DFT Analysis of PtTi‐Double‐Doped Gold Clusters Growth: Structural, Electronic, and Magnetic Properties

In this study, the stability, physical properties, and potential applications of gold clusters (Aun) are explored. Using Density Functional Theory (DFT) with Generalized Gradient Approximation (GGA) as implemented in the SIESTA Simulation package, we examined the equilibrium geometry, electronic structure, and magnetic characteristics of TiAun, PtTiAun, Aun+1, and Aun+2 (n = 1–16) clusters. The relative stability of these systems is assessed through binding energies, ligands, second‐order energy differences, and HOMO‐LUMO electronic energy gaps. The findings reveal intriguing variations in the rapid formation of planar, 2D, and 3D structures.
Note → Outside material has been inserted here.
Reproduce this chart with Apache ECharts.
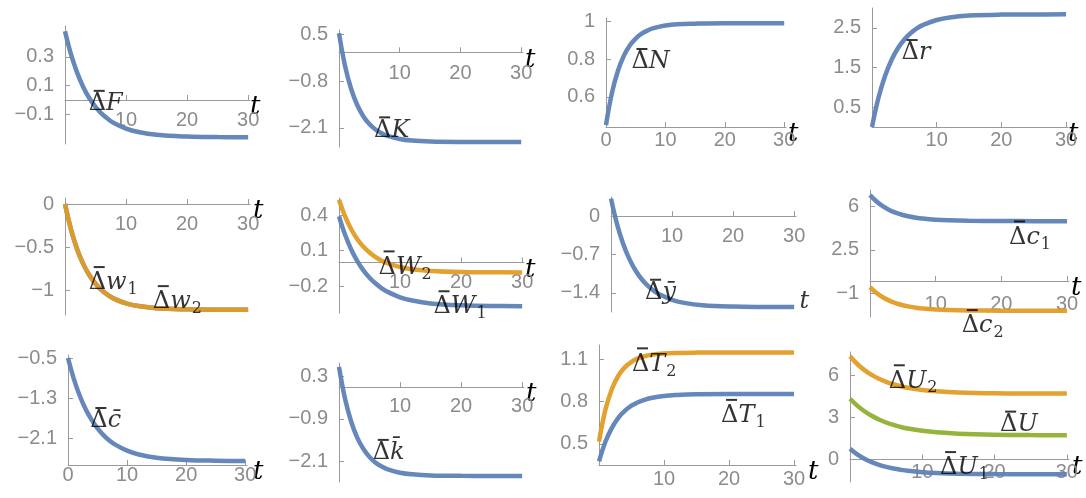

Binding energies generally increase with larger cluster sizes, indicating that clusters gain energy as they expand. The theoretical HOMO‐LUMO gaps of the most stable MAun (M = Ti, Pt) clusters typically decrease as the cluster size increases. Vertical electron affinity (VEA), vertical ionization potential (VIP), and chemical hardness (η) suggest that certain MAun clusters exhibit unique properties. Furthermore, substituting Ti and Pt atoms alters the magnetic moments of the pure gold clusters.